**Written request**
Pictures are to be left out. Copy exactly the lines from the one containing "Write a web" to the one containing "['#6767d9', '#66ffff', '#fff633', '#ee4123'];", both ends kept.
+++
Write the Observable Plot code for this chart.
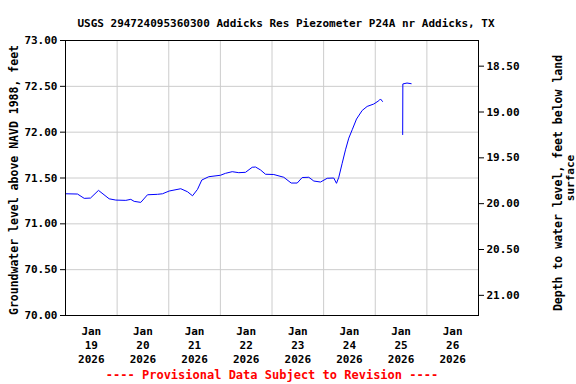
<!DOCTYPE html>
<html><head><meta charset="utf-8">
<script src="https://cdn.jsdelivr.net/npm/d3@7"></script>
<script src="https://cdn.jsdelivr.net/npm/@observablehq/plot@0.6"></script>
<style>body{margin:0;background:#fff} svg{display:block}</style>
</head><body><div id="chart"></div>
<script>
const title = "USGS 294724095360300 Addicks Res Piezometer P24A nr Addicks, TX";
const leftLabel = "Groundwater level above NAVD 1988, feet";
const rightLabel1 = "Depth to water level, feet below land";
const rightLabel2 = "surface";
const caption = "---- Provisional Data Subject to Revision ----";
const landSurface = 91.22;
const levelTicks = [70, 70.5, 71, 71.5, 72, 72.5, 73];
const depthTicks = [18.5, 19, 19.5, 20, 20.5, 21];
const dayNumbers = ["19", "20", "21", "22", "23", "24", "25", "26"];
const monthLabel = "Jan";
const yearLabel = "2026";

const times = [
  "2026-01-19T00:00Z","2026-01-19T05:35Z","2026-01-19T08:42Z","2026-01-19T11:37Z","2026-01-19T15:20Z",
  "2026-01-19T20:18Z","2026-01-19T23:23Z","2026-01-20T04:02Z","2026-01-20T06:21Z","2026-01-20T07:56Z",
  "2026-01-20T11:00Z","2026-01-20T14:07Z","2026-01-20T18:46Z","2026-01-20T21:06Z","2026-01-21T00:12Z",
  "2026-01-21T05:36Z","2026-01-21T08:43Z","2026-01-21T11:03Z","2026-01-21T13:22Z","2026-01-21T15:22Z",
  "2026-01-21T18:37Z","2026-01-22T00:03Z","2026-01-22T02:23Z","2026-01-22T05:30Z","2026-01-22T08:34Z",
  "2026-01-22T11:41Z","2026-01-22T14:48Z","2026-01-22T16:20Z","2026-01-22T18:39Z","2026-01-22T20:59Z",
  "2026-01-23T00:50Z","2026-01-23T05:29Z","2026-01-23T08:55Z","2026-01-23T11:43Z","2026-01-23T14:02Z",
  "2026-01-23T17:06Z","2026-01-23T19:26Z","2026-01-23T22:33Z","2026-01-24T01:40Z","2026-01-24T04:43Z",
  "2026-01-24T05:59Z","2026-01-24T07:03Z","2026-01-24T08:38Z","2026-01-24T10:10Z","2026-01-24T11:42Z",
  "2026-01-24T13:17Z","2026-01-24T15:17Z","2026-01-24T17:56Z","2026-01-24T20:15Z","2026-01-24T23:19Z",
  "2026-01-25T01:39Z","2026-01-25T02:26Z","2026-01-25T03:22Z","2026-01-25T08:00Z",
  "2026-01-25T12:45Z","2026-01-25T12:50Z","2026-01-25T14:46Z","2026-01-25T16:42Z"
];
const levels = [
  71.328, 71.325, 71.278, 71.281, 71.365,
  71.273, 71.259, 71.256, 71.267, 71.245,
  71.234, 71.317, 71.322, 71.328, 71.358,
  71.383, 71.350, 71.306, 71.376, 71.478,
  71.514, 71.530, 71.551, 71.569, 71.558,
  71.562, 71.617, 71.620, 71.588, 71.541,
  71.538, 71.508, 71.445, 71.445, 71.505,
  71.508, 71.467, 71.456, 71.497, 71.500,
  71.442, 71.508, 71.661, 71.807, 71.935,
  72.026, 72.143, 72.237, 72.281, 72.307,
  72.343, 72.362, 72.335, null,
  71.974, 72.526, 72.536, 72.529
];

const data = times.map((t, i) => ({t: new Date(t), v: levels[i] == null ? NaN : levels[i]}));
const dayStart = dayNumbers.map(d => new Date(`2026-01-${d}T00:00Z`));
const dayNoon = dayNumbers.map(d => new Date(`2026-01-${d}T12:00Z`));
const domainX = [new Date("2026-01-19T00:00Z"), new Date("2026-01-27T00:00Z")];
const font = "DejaVu Sans Mono";

const chart = Plot.plot({
  width: 576,
  height: 384,
  marginLeft: 65,
  marginRight: 98,
  marginTop: 40,
  marginBottom: 69,
  style: {fontFamily: font, fontSize: "11px", fontWeight: "bold", color: "black", background: "white"},
  x: {type: "utc", domain: domainX},
  y: {domain: [70, 73]},
  marks: [
    Plot.gridY(levelTicks, {stroke: "#cccccc", strokeOpacity: 1}),
    Plot.gridX(dayStart.slice(1), {stroke: "#cccccc", strokeOpacity: 1}),
    Plot.lineY(data, {x: "t", y: "v", stroke: "#0000ff", strokeWidth: 1}),
    Plot.frame({stroke: "black"}),
    Plot.axisY(levelTicks, {anchor: "left", tickFormat: d => d.toFixed(2), tickSize: 5, tickPadding: 3, label: null}),
    Plot.axisY(depthTicks.map(d => landSurface - d), {anchor: "right", tickFormat: v => (landSurface - v).toFixed(2), tickSize: 5, tickPadding: 3, label: null}),
    Plot.axisX(dayNoon, {anchor: "bottom", tickSize: 0, tickPadding: 10, lineHeight: 1.25,
      tickFormat: (d, i) => `${monthLabel}\n${dayNumbers[i]}\n${yearLabel}`, label: null}),
    Plot.text([title], {frameAnchor: "top", dx: 14, dy: -21, fontSize: 11}),
    Plot.text([leftLabel], {frameAnchor: "left", textAnchor: "middle", rotate: -90, dx: -51, dy: 2, fontSize: 11.5}),
    Plot.text([rightLabel1], {frameAnchor: "right", textAnchor: "middle", rotate: -90, dx: 80, dy: 5, fontSize: 11.5}),
    Plot.text([rightLabel2], {frameAnchor: "right", textAnchor: "middle", rotate: -90, dx: 92, dy: 0, fontSize: 11}),
    Plot.text([caption], {frameAnchor: "bottom", dy: 63, fill: "#ff0000", fontSize: 12})
  ]
});
document.getElementById("chart").appendChild(chart);
</script>
</body></html>
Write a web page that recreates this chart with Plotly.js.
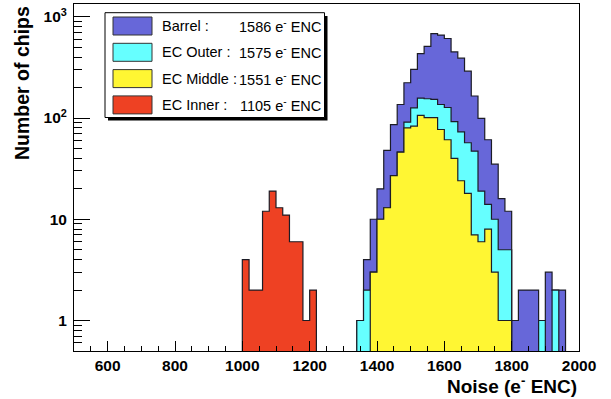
<!DOCTYPE html>
<html>
<head>
<meta charset="utf-8">
<script src="https://cdn.plot.ly/plotly-3.0.1.min.js"></script>
<style>html,body{margin:0;padding:0;background:#fff;}#chart{width:611px;height:399px;}</style>
</head>
<body>
<div id="chart"></div>
<script>
// ---- data (visible histogram heights, 20 e- ENC bins, lower edge = start + i*binWidth) ----
const binWidth = 20;
const barrelStart = 1340;
const barrelCounts = [1,4,10,20,48,86,136,223,302,432,510,680,660,610,449,390,290,165,99,61,35,16,12,1,2,2,2,1,3,2,2];
const outerStart = 1340;
const outerCounts = [1,2,3,10,13,27,46,91,126,157,155,153,136,127,92,73,57,47,19,14,10,5,5,0,0,0,0,1,0,2];
const middleStart = 1380;
const middleCounts = [3,10,13,27,46,80,83,106,101,101,77,61,40,24,18,7,6,8,3,1,1];
const innerStart = 1000;
const innerCounts = [4,2,2,12,19,13,11,6,6,1,2];

const seriesNames = ['Barrel :', 'EC Outer :', 'EC Middle :', 'EC Inner :'];
const seriesMeans = ['1586 e<sup>-</sup> ENC', '1575 e<sup>-</sup> ENC', '1551 e<sup>-</sup> ENC', '1105 e<sup>-</sup> ENC'];
const seriesColors = ['#6767d9', '#66ffff', '#fff633', '#ee4123'];

const xTickVals = [600, 800, 1000, 1200, 1400, 1600, 1800, 2000];
const yTickVals = [1, 10, 100, 1000];
const yTickText = ['1', '10', '10<sup>2</sup>', '10<sup>3</sup>'];

// ---- drawing ----
const FLOOR = 1e-2;
function stepTrace(start, counts, color) {
  const xs = [start], ys = [FLOOR];
  counts.forEach((c, i) => { xs.push(start + i * binWidth); ys.push(c > 0 ? c : FLOOR); });
  const end = start + counts.length * binWidth;
  const last = counts[counts.length - 1];
  xs.push(end); ys.push(last > 0 ? last : FLOOR);
  xs.push(end); ys.push(FLOOR);
  return {type: 'scatter', mode: 'lines', x: xs, y: ys,
    line: {shape: 'hv', color: '#1c1c26', width: 1.2},
    fill: 'toself', fillcolor: color, hoverinfo: 'skip', showlegend: false};
}

const traces = [
  stepTrace(barrelStart, barrelCounts, seriesColors[0]),
  stepTrace(outerStart, outerCounts, seriesColors[1]),
  stepTrace(middleStart, middleCounts, seriesColors[2]),
  stepTrace(innerStart, innerCounts, seriesColors[3])
];

const minorY = [];
[0.1, 1, 10, 100].forEach(d => { for (let k = 2; k <= 9; k++) minorY.push(k * d); });

// plot area in pixels
const L = 74, R = 32, T = 4, B = 48, W = 611, H = 399;
const pw = W - L - R, ph = H - T - B;
const px = v => (v - L) / pw;          // pixel x -> paper
const py = v => (H - B - v) / ph;      // pixel y -> paper

const FONT = 'Liberation Sans, Arial, Helvetica, sans-serif';
const shapes = [];
const annotations = [];

// legend (shadow, box, swatches, texts)
shapes.push({type: 'rect', xref: 'paper', yref: 'paper', x0: px(108), x1: px(327.5), y0: py(120.5), y1: py(16),
  fillcolor: '#000', line: {width: 0}, layer: 'above'});
shapes.push({type: 'rect', xref: 'paper', yref: 'paper', x0: px(105), x1: px(324.5), y0: py(117.5), y1: py(12.7),
  fillcolor: '#fff', line: {color: '#000', width: 1}, layer: 'above'});
const rowY = [26, 52.3, 78.6, 104.9];
seriesNames.forEach((n, i) => {
  shapes.push({type: 'rect', xref: 'paper', yref: 'paper', x0: px(113), x1: px(152), y0: py(rowY[i] + 9), y1: py(rowY[i] - 9),
    fillcolor: seriesColors[i], line: {color: '#333', width: 1}, layer: 'above'});
  annotations.push({xref: 'paper', yref: 'paper', x: px(160), y: py(rowY[i]), xanchor: 'left', yanchor: 'middle',
    text: n, showarrow: false, font: {family: FONT, size: 14.5, color: '#000'}});
  annotations.push({xref: 'paper', yref: 'paper', x: px(322.5), y: py(rowY[i]), xanchor: 'right', yanchor: 'middle',
    text: seriesMeans[i], showarrow: false, font: {family: FONT, size: 14.5, color: '#000'}});
});

// axis titles (ROOT style, right/top aligned)
annotations.push({xref: 'paper', yref: 'paper', x: 1, y: py(384.5), xanchor: 'right', yanchor: 'middle',
  text: '<b>Noise (e<sup>-</sup> ENC)</b>', showarrow: false, font: {family: FONT, size: 19, color: '#000'}});
annotations.push({xref: 'paper', yref: 'paper', x: px(22), y: 1.0, xanchor: 'center', yanchor: 'top', textangle: -90,
  text: '<b>Number of chips</b>', showarrow: false, font: {family: FONT, size: 19.5, color: '#000'}});

const layout = {
  width: W, height: H,
  margin: {l: L, r: R, t: T, b: B, pad: 0},
  paper_bgcolor: '#fff', plot_bgcolor: '#fff',
  showlegend: false,
  xaxis: {
    range: [500, 2000], tickmode: 'array', tickvals: xTickVals,
    ticks: 'inside', ticklen: 10, tickwidth: 1, tickcolor: '#000',
    showline: true, linecolor: '#000', linewidth: 1, mirror: true,
    showgrid: false, zeroline: false,
    tickfont: {family: FONT, size: 15.5, color: '#000', weight: 'bold'},
    minor: {tickmode: 'linear', tick0: 500, dtick: 50, ticks: 'inside', ticklen: 5, tickwidth: 1, tickcolor: '#000', showgrid: false}
  },
  yaxis: {
    type: 'log', range: [Math.log10(0.5), 3.126],
    tickmode: 'array', tickvals: yTickVals, ticktext: yTickText,
    ticks: 'inside', ticklen: 16, tickwidth: 1, tickcolor: '#000',
    showline: true, linecolor: '#000', linewidth: 1, mirror: true,
    showgrid: false, zeroline: false, ticklabelstandoff: 3,
    tickfont: {family: FONT, size: 15.5, color: '#000', weight: 'bold'},
    minor: {tickmode: 'array', tickvals: minorY, ticks: 'inside', ticklen: 8, tickwidth: 1, tickcolor: '#000', showgrid: false}
  },
  shapes: shapes,
  annotations: annotations
};

Plotly.newPlot('chart', traces, layout, {staticPlot: true, displayModeBar: false});
</script>
</body>
</html>
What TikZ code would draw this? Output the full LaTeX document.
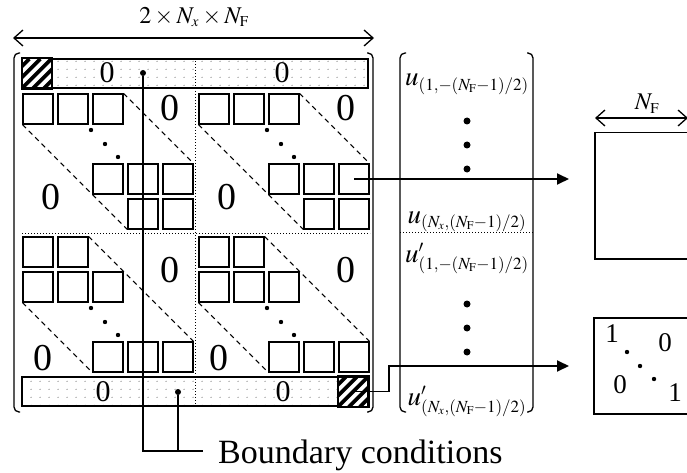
\documentclass[tikz,border=0pt]{standalone}
\usepackage{mathptmx}
\usepackage{fontspec}
\setmainfont{Liberation Serif}
\usetikzlibrary{arrows.meta, patterns.meta, positioning, calc}
\DeclareMathSizes{27}{27}{17}{12}
\DeclareMathSizes{24}{24}{15}{11}

\tikzdeclarepattern{
  name=bcdots,
  type=uncolored,
  bounding box={(0pt,0pt) and (9pt,8pt)},
  tile size={(9pt,8pt)},
  code={\fill (4.5pt,4pt) circle (0.65pt);}
}

\begin{document}
\begin{tikzpicture}[x=1pt, y=-1pt,
    cell/.style={draw, line width=1.6pt, minimum size=29.5pt, inner sep=0pt},
    bar/.style={draw, line width=1.5pt, minimum width=346pt, minimum height=29pt, inner sep=0pt, pattern=bcdots, pattern color=black!60},
    hatch/.style={draw, fill=white, line width=1.5pt, minimum size=29.5pt, inner sep=0pt},
    zbig/.style={font=\fontsize{38}{38}\selectfont, inner sep=0pt},
    zbar/.style={font=\fontsize{30}{30}\selectfont, inner sep=0pt},
    zid/.style={font=\fontsize{27}{27}\selectfont, inner sep=0pt},
    vlab/.style={font=\fontsize{27}{27}\selectfont, inner sep=0pt, anchor=base},
    dimlabel/.style={font=\fontsize{24}{24}\selectfont, inner sep=0pt},
    pnt/.style={circle, fill, inner sep=0pt, minimum size=6pt},
    conn/.style={line width=1.8pt, -{Triangle[length=12pt, width=11pt]}},
    dsh/.style={line width=1.1pt, dash pattern=on 5pt off 4pt},
    brk/.style={line width=1.3pt, rounded corners=5pt},
    dimarrow/.style={line width=1.3pt, {Straight Barb[length=9pt, width=16pt]}-{Straight Barb[length=9pt, width=16pt]}},
    box/.style={draw, line width=1.5pt, minimum width=130pt, inner sep=0pt, anchor=north west}]
  \clip (0,0) rectangle (687,473);

  \coordinate (dimL) at (13,38);
  \coordinate (dimR) at (374,38);
  \draw[dimarrow] (dimL) -- (dimR);
  \node[dimlabel] (dimtxt) at (194,17) {$2\times N_x\times N_\mathrm{F}$};

  \draw[brk] (20,53) -- (14,53) -- (14,412) -- (20,412);
  \draw[brk] (367,53) -- (373,53) -- (373,412) -- (367,412);

  \node[bar] (topbar) at (195,73.5) {};
  \node[bar] (botbar) at (195,391.5) {};
  \node[hatch, anchor=west] (hatA) at (topbar.west) {};
  \node[hatch, anchor=east] (hatB) at (botbar.east) {};
  \foreach \h in {hatA, hatB} {
    \begin{scope}
      \clip (\h.south west) rectangle (\h.north east);
      \foreach \s in {-44,-33,...,44}
        \draw[line width=3.8pt] ($(\h.south west)+(\s,0)$) -- ++(30,-30);
    \end{scope}
    \draw[line width=1.5pt] (\h.south west) rectangle (\h.north east);
  }
  \node[zbar] (za) at (107,73) {0};
  \node[zbar] (zb) at (282,73) {0};
  \node[zbar] (zc) at (103,392) {0};
  \node[zbar] (zd) at (283,392) {0};

  \foreach \ox/\bn in {38/a, 214/b} {
    \foreach \i/\j [count=\k] in {0/0,1/0,2/0,2/2,3/2,4/2,3/3,4/3}
      \node[cell] (\bn\k) at (\ox+35*\i, 109+35*\j) {};
    \draw[dsh] (\bn3.north east) -- (\bn6.north east);
    \draw[dsh] (\bn1.south west) -- (\bn7.south west);
    \foreach \dx/\dy in {53/21, 67/35, 80/48}
      \fill (\ox+\dx, 109+\dy) circle (2.2pt);
    \node[zbig] (\bn z1) at (\ox+132, 108) {0};
    \node[zbig] (\bn z2) at (\ox+13, 197) {0};
  }
  \foreach \ox/\bn in {38/c, 214/d} {
    \foreach \i/\j [count=\k] in {0/-1,1/-1,0/0,1/0,2/0,2/2,3/2,4/2}
      \node[cell] (\bn\k) at (\ox+35*\i, 287+35*\j) {};
    \draw[dsh] (\bn2.north east) -- (\bn8.north east);
    \draw[dsh] (\bn3.south west) -- (\bn6.south west);
    \foreach \dx/\dy in {53/21, 67/35, 80/48}
      \fill (\ox+\dx, 287+\dy) circle (2.2pt);
    \node[zbig] (\bn z1) at (\ox+132, 270) {0};
    \node[zbig] (\bn z2) at (\ox+5, 358) {0};
  }

  \draw[dotted, line width=1pt] (topbar.north) -- (botbar.south);
  \draw[dotted, line width=1pt] (22,233) -- (370,233);

  \node[pnt] (dotA) at (143,73) {};
  \node[pnt] (dotB) at (178,392) {};
  \coordinate (bcend) at (203,451);
  \draw[line width=1.8pt] (dotA) |- (bcend);
  \draw[line width=1.8pt] (dotB) -- (dotB |- bcend);
  \node[anchor=base west, font=\fontsize{34}{34}\selectfont, inner sep=0pt] (bc) at (218,463) {Boundary conditions};

  \draw[brk] (406,53) -- (400,53) -- (400,412) -- (406,412);
  \draw[brk] (527,53) -- (533,53) -- (533,412) -- (527,412);
  \node[vlab] (u1) at (467,86) {$u_{(1,-(N_\mathrm{F}-1)/2)}$};
  \node[vlab] (u2) at (467,223) {$u_{(N_x,(N_\mathrm{F}-1)/2)}$};
  \draw[dotted, line width=1pt] (400,232) -- (533,232);
  \node[vlab] (u3) at (467,262) {$u'_{(1,-(N_\mathrm{F}-1)/2)}$};
  \node[vlab] (u4) at (467,405) {$u'_{(N_x,(N_\mathrm{F}-1)/2)}$};
  \foreach \y in {121,145,169,304,328,352}
    \fill (467,\y) circle (3.5pt);

  \node[box, minimum height=126pt] (fbox) at (594,132) {};
  \coordinate (nfL) at (595,118);
  \coordinate (nfR) at (688,118);
  \draw[dimarrow] (nfL) -- (nfR);
  \node[dimlabel] (nftxt) at (647,104) {$N_\mathrm{F}$};

  \node[box, minimum height=96pt] (idbox) at (593,317) {};
  \node[zid] (i1) at (612,334) {1};
  \node[zid] (i2) at (665,343) {0};
  \node[zid] (i3) at (620,385) {0};
  \node[zid] (i4) at (675,393) {1};
  \foreach \x/\y in {627/352, 640/366, 654/379}
    \fill (\x,\y) circle (2.2pt);

  \coordinate (tipA) at (569,181);
  \coordinate (tipB) at (569,366);
  \coordinate (bendB) at (389,366);
  \draw[conn] (b6.center) -- (b6.center -| tipA);
  \draw[conn] (hatB.center) -| (bendB) -- (tipB);
\end{tikzpicture}
\end{document}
+++
**Result of the exercise**
Write a web page that recreates this chart with Plotly.js.
<!DOCTYPE html>
<html>
<head>
<meta charset="utf-8">
<script src="https://cdn.plot.ly/plotly-3.0.1.min.js"></script>
<style>html,body{margin:0;padding:0;background:#fff;}#chart{width:611px;height:399px;}</style>
</head>
<body>
<div id="chart"></div>
<script>
// ---- data (visible histogram heights, 20 e- ENC bins, lower edge = start + i*binWidth) ----
const binWidth = 20;
const barrelStart = 1340;
const barrelCounts = [1,4,10,20,48,86,136,223,302,432,510,680,660,610,449,390,290,165,99,61,35,16,12,1,2,2,2,1,3,2,2];
const outerStart = 1340;
const outerCounts = [1,2,3,10,13,27,46,91,126,157,155,153,136,127,92,73,57,47,19,14,10,5,5,0,0,0,0,1,0,2];
const middleStart = 1380;
const middleCounts = [3,10,13,27,46,80,83,106,101,101,77,61,40,24,18,7,6,8,3,1,1];
const innerStart = 1000;
const innerCounts = [4,2,2,12,19,13,11,6,6,1,2];

const seriesNames = ['Barrel :', 'EC Outer :', 'EC Middle :', 'EC Inner :'];
const seriesMeans = ['1586 e<sup>-</sup> ENC', '1575 e<sup>-</sup> ENC', '1551 e<sup>-</sup> ENC', '1105 e<sup>-</sup> ENC'];
const seriesColors = ['#6767d9', '#66ffff', '#fff633', '#ee4123'];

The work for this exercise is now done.